The problem is that it costs $139. I lose my pens probably once a year or so, which is why all of the above listed pens are under $20. It is just a fact of life--my constant travels make it impossible to keep a pen for a long time, so I am wary of dropping big bucks. One "tactical pen" that is interesting is the production version of the Tom Anderson Twister. Still, it looks a little too tactical for me. But at $12.99 at the FABULOUS JS Burly's (run by the proprietor of EDCF and used to support the forum), it is worth a flier. And of course it works with a Fisher refill. But, as with the notebook the search goes on.
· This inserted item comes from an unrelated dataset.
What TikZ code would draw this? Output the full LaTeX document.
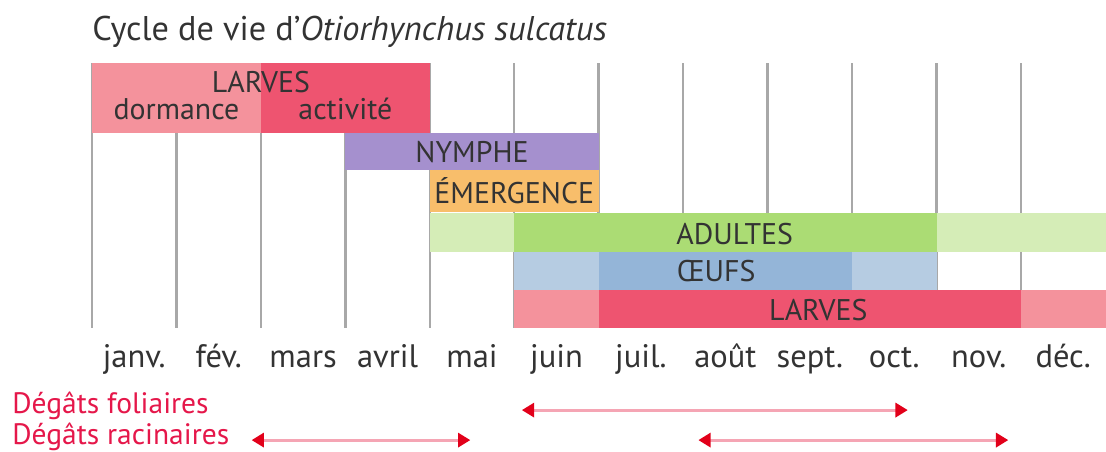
\documentclass[tikz,border=0pt]{standalone}
\usepackage{fontspec}
\setmainfont{PT Sans}
\usetikzlibrary{arrows.meta}
\definecolor{larvepale}{HTML}{F4929C}
\definecolor{larvefonce}{HTML}{EE5470}
\definecolor{nymphe}{HTML}{A590CE}
\definecolor{emergence}{HTML}{F8BE6B}
\definecolor{adultepale}{HTML}{D5EDB7}
\definecolor{adultefonce}{HTML}{ABDC74}
\definecolor{oeufpale}{HTML}{B6CCE2}
\definecolor{oeuffonce}{HTML}{94B5D8}
\definecolor{grille}{HTML}{A8A8A8}
\definecolor{texte}{HTML}{333333}
\definecolor{degat}{HTML}{E5174A}
\definecolor{flechepale}{HTML}{F5A5B4}
\definecolor{flecherouge}{HTML}{E2001A}
\def\phase[#1](#2:#3:#4:#5){\fill[#1] (#2, #4) rectangle (#3, #5);}
\tikzset{
  etiquette/.style={text=texte, font=\fontsize{17}{17}\selectfont, inner sep=0pt, anchor=base},
  mois/.style={text=texte, font=\fontsize{18.5}{18.5}\selectfont, inner sep=0pt, anchor=base},
  degats/.style={text=degat, font=\fontsize{16.8}{16.8}\selectfont, inner sep=0pt, anchor=base west},
  fleche/.style={flechepale, line width=1.7pt,
    {Triangle[length=7pt,width=8pt,color=flecherouge]}-{Triangle[length=7pt,width=8pt,color=flecherouge]}}
}

\begin{document}
\begin{tikzpicture}[x=1.689cm, y=-0.02cm]
			%%%%% START %%%%%
			\useasboundingbox (-1.0894, 0) rectangle (12.0071, 451);
			
			\node[mois, font=\fontsize{19.5}{19.5}\selectfont, anchor=base west] (titre) at (0, 40) {Cycle de vie d’\textit{Otiorhynchus sulcatus}};
			
			% grille des mois
			\foreach \i in {0,...,11}
				\draw[grille, line width=1.4pt] (\i, 63) -- (\i, 328);
			
			% larves (hiver - printemps)
			\phase[larvepale](0:2:63:133)
			\phase[larvefonce](2:4:63:133)
			\node[etiquette] (larves1) at (2, 92) {LARVES};
			\node[etiquette] (dormance) at (1, 119) {dormance};
			\node[etiquette] (activite) at (3, 119) {activité};
			
			\phase[nymphe](3:6:133:170)
			\node[etiquette] (nymphe) at (4.5, 162) {NYMPHE};
			
			\phase[emergence](4:6:170:212)
			\node[etiquette] (emergence) at (5, 203) {ÉMERGENCE};
			
			\phase[adultepale](4:12.01:213:252)
			\phase[adultefonce](5:10:213:252)
			\node[etiquette] (adultes) at (7.61, 244) {ADULTES};
			
			\phase[oeufpale](5:10:252:290)
			\phase[oeuffonce](6:9:252:290)
			\node[etiquette] (oeufs) at (7.39, 281) {ŒUFS};
			
			\phase[larvepale](5:12.01:290:328)
			\phase[larvefonce](6:11:290:328)
			\node[etiquette] (larves2) at (8.6, 320) {LARVES};
			
			% mois
			\foreach \m [count=\i from 0] in {janv.,fév.,mars,avril,mai,juin,juil.,août,sept.,oct.,nov.,déc.}
				\node[mois] (m\i) at (\i+0.5, 367) {\m};
			
			% dégâts
			\node[degats] (foliaires) at (-0.947, 413) {Dégâts foliaires};
			\node[degats] (racinaires) at (-0.947, 444) {Dégâts racinaires};
			
			\coordinate (f1) at (5.09, 410);
			\coordinate (f2) at (9.66, 410);
			\coordinate (r1) at (1.89, 440);
			\coordinate (r2) at (4.48, 440);
			\coordinate (r3) at (7.18, 440);
			\coordinate (r4) at (10.85, 440);
			\draw[fleche] (f1) -- (f2);
			\draw[fleche] (r1) -- (r2);
			\draw[fleche] (r3) -- (r4);
			
			%%%%% END %%%%%
		\end{tikzpicture}
\end{document}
Any suggestions on either front would be greatly appreciated.


  1. Have you tried the Rotring 600 ballpoint? It's very durable and accepts Parker type refills. Definitely consider the upgrade to the Dragonfly 2, the wire clip is a huge improvement.

  2. I have a County Comm Embassy Pen. Super stout, not tactical looking, and takes Fisher refills. The only challenge is that they only have the Ti ones in stock, which ( at $100) kind of break the price point. I treat mine like a knife or flashlight, which I'm very attentive to not losing.

  3. You may want to look at Field Notes They are not too durable, but they are okay. And they are cheap enough you can buy plenty. The special editions can be very cool.